▶ [Aim]:
Output the material below in full, exactly as it is.

** start **

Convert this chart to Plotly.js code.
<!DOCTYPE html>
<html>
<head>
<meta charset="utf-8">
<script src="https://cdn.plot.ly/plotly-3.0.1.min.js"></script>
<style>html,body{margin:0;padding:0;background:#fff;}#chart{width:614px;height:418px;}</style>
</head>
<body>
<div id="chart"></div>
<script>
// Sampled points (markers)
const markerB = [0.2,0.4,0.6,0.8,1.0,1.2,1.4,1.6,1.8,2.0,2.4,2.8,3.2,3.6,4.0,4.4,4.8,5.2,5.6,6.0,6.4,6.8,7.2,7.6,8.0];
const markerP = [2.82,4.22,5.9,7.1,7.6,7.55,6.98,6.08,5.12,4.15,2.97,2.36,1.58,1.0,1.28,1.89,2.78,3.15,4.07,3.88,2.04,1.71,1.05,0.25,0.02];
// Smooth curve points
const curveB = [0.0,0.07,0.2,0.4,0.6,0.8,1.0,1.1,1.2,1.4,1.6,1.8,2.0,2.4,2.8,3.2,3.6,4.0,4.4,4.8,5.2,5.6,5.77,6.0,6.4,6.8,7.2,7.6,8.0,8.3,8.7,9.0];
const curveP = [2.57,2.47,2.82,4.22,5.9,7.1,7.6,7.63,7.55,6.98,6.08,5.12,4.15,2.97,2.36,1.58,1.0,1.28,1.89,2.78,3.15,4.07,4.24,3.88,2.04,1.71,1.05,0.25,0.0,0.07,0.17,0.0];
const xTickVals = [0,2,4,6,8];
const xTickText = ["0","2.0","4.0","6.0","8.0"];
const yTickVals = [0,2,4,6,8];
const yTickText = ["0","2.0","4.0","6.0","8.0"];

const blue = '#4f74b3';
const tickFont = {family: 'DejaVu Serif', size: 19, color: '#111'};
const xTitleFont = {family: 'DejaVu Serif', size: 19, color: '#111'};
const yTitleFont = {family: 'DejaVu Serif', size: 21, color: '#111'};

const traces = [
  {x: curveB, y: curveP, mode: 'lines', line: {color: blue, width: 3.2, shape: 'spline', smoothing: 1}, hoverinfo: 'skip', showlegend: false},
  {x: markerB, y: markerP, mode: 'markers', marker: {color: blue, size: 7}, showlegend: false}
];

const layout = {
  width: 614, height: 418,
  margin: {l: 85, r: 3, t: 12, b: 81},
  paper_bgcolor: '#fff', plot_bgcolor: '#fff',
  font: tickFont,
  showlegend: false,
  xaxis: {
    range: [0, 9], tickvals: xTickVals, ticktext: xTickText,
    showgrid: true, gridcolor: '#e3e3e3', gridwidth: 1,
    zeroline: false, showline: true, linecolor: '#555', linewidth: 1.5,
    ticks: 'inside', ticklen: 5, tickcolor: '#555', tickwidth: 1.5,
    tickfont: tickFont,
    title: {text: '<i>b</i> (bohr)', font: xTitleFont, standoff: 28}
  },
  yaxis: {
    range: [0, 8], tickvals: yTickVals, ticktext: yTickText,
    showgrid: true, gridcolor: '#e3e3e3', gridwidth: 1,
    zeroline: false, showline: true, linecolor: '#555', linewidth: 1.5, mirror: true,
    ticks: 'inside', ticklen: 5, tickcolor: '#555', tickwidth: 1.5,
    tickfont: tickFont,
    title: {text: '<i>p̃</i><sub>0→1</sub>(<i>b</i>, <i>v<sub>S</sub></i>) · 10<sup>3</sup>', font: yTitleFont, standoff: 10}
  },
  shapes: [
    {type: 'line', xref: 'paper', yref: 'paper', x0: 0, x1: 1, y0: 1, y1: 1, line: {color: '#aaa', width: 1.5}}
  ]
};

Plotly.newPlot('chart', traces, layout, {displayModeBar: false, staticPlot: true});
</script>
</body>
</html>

** end **

▶ [Result]:
Convert this chart to Plotly.js code.
<!DOCTYPE html>
<html>
<head>
<meta charset="utf-8">
<script src="https://cdn.plot.ly/plotly-3.0.1.min.js"></script>
<style>html,body{margin:0;padding:0;background:#fff;}#chart{width:614px;height:418px;}</style>
</head>
<body>
<div id="chart"></div>
<script>
// Sampled points (markers)
const markerB = [0.2,0.4,0.6,0.8,1.0,1.2,1.4,1.6,1.8,2.0,2.4,2.8,3.2,3.6,4.0,4.4,4.8,5.2,5.6,6.0,6.4,6.8,7.2,7.6,8.0];
const markerP = [2.82,4.22,5.9,7.1,7.6,7.55,6.98,6.08,5.12,4.15,2.97,2.36,1.58,1.0,1.28,1.89,2.78,3.15,4.07,3.88,2.04,1.71,1.05,0.25,0.02];
// Smooth curve points
const curveB = [0.0,0.07,0.2,0.4,0.6,0.8,1.0,1.1,1.2,1.4,1.6,1.8,2.0,2.4,2.8,3.2,3.6,4.0,4.4,4.8,5.2,5.6,5.77,6.0,6.4,6.8,7.2,7.6,8.0,8.3,8.7,9.0];
const curveP = [2.57,2.47,2.82,4.22,5.9,7.1,7.6,7.63,7.55,6.98,6.08,5.12,4.15,2.97,2.36,1.58,1.0,1.28,1.89,2.78,3.15,4.07,4.24,3.88,2.04,1.71,1.05,0.25,0.0,0.07,0.17,0.0];
const xTickVals = [0,2,4,6,8];
const xTickText = ["0","2.0","4.0","6.0","8.0"];
const yTickVals = [0,2,4,6,8];
const yTickText = ["0","2.0","4.0","6.0","8.0"];

const blue = '#4f74b3';
const tickFont = {family: 'DejaVu Serif', size: 19, color: '#111'};
const xTitleFont = {family: 'DejaVu Serif', size: 19, color: '#111'};
const yTitleFont = {family: 'DejaVu Serif', size: 21, color: '#111'};

const traces = [
  {x: curveB, y: curveP, mode: 'lines', line: {color: blue, width: 3.2, shape: 'spline', smoothing: 1}, hoverinfo: 'skip', showlegend: false},
  {x: markerB, y: markerP, mode: 'markers', marker: {color: blue, size: 7}, showlegend: false}
];

const layout = {
  width: 614, height: 418,
  margin: {l: 85, r: 3, t: 12, b: 81},
  paper_bgcolor: '#fff', plot_bgcolor: '#fff',
  font: tickFont,
  showlegend: false,
  xaxis: {
    range: [0, 9], tickvals: xTickVals, ticktext: xTickText,
    showgrid: true, gridcolor: '#e3e3e3', gridwidth: 1,
    zeroline: false, showline: true, linecolor: '#555', linewidth: 1.5,
    ticks: 'inside', ticklen: 5, tickcolor: '#555', tickwidth: 1.5,
    tickfont: tickFont,
    title: {text: '<i>b</i> (bohr)', font: xTitleFont, standoff: 28}
  },
  yaxis: {
    range: [0, 8], tickvals: yTickVals, ticktext: yTickText,
    showgrid: true, gridcolor: '#e3e3e3', gridwidth: 1,
    zeroline: false, showline: true, linecolor: '#555', linewidth: 1.5, mirror: true,
    ticks: 'inside', ticklen: 5, tickcolor: '#555', tickwidth: 1.5,
    tickfont: tickFont,
    title: {text: '<i>p̃</i><sub>0→1</sub>(<i>b</i>, <i>v<sub>S</sub></i>) · 10<sup>3</sup>', font: yTitleFont, standoff: 10}
  },
  shapes: [
    {type: 'line', xref: 'paper', yref: 'paper', x0: 0, x1: 1, y0: 1, y1: 1, line: {color: '#aaa', width: 1.5}}
  ]
};

Plotly.newPlot('chart', traces, layout, {displayModeBar: false, staticPlot: true});
</script>
</body>
</html>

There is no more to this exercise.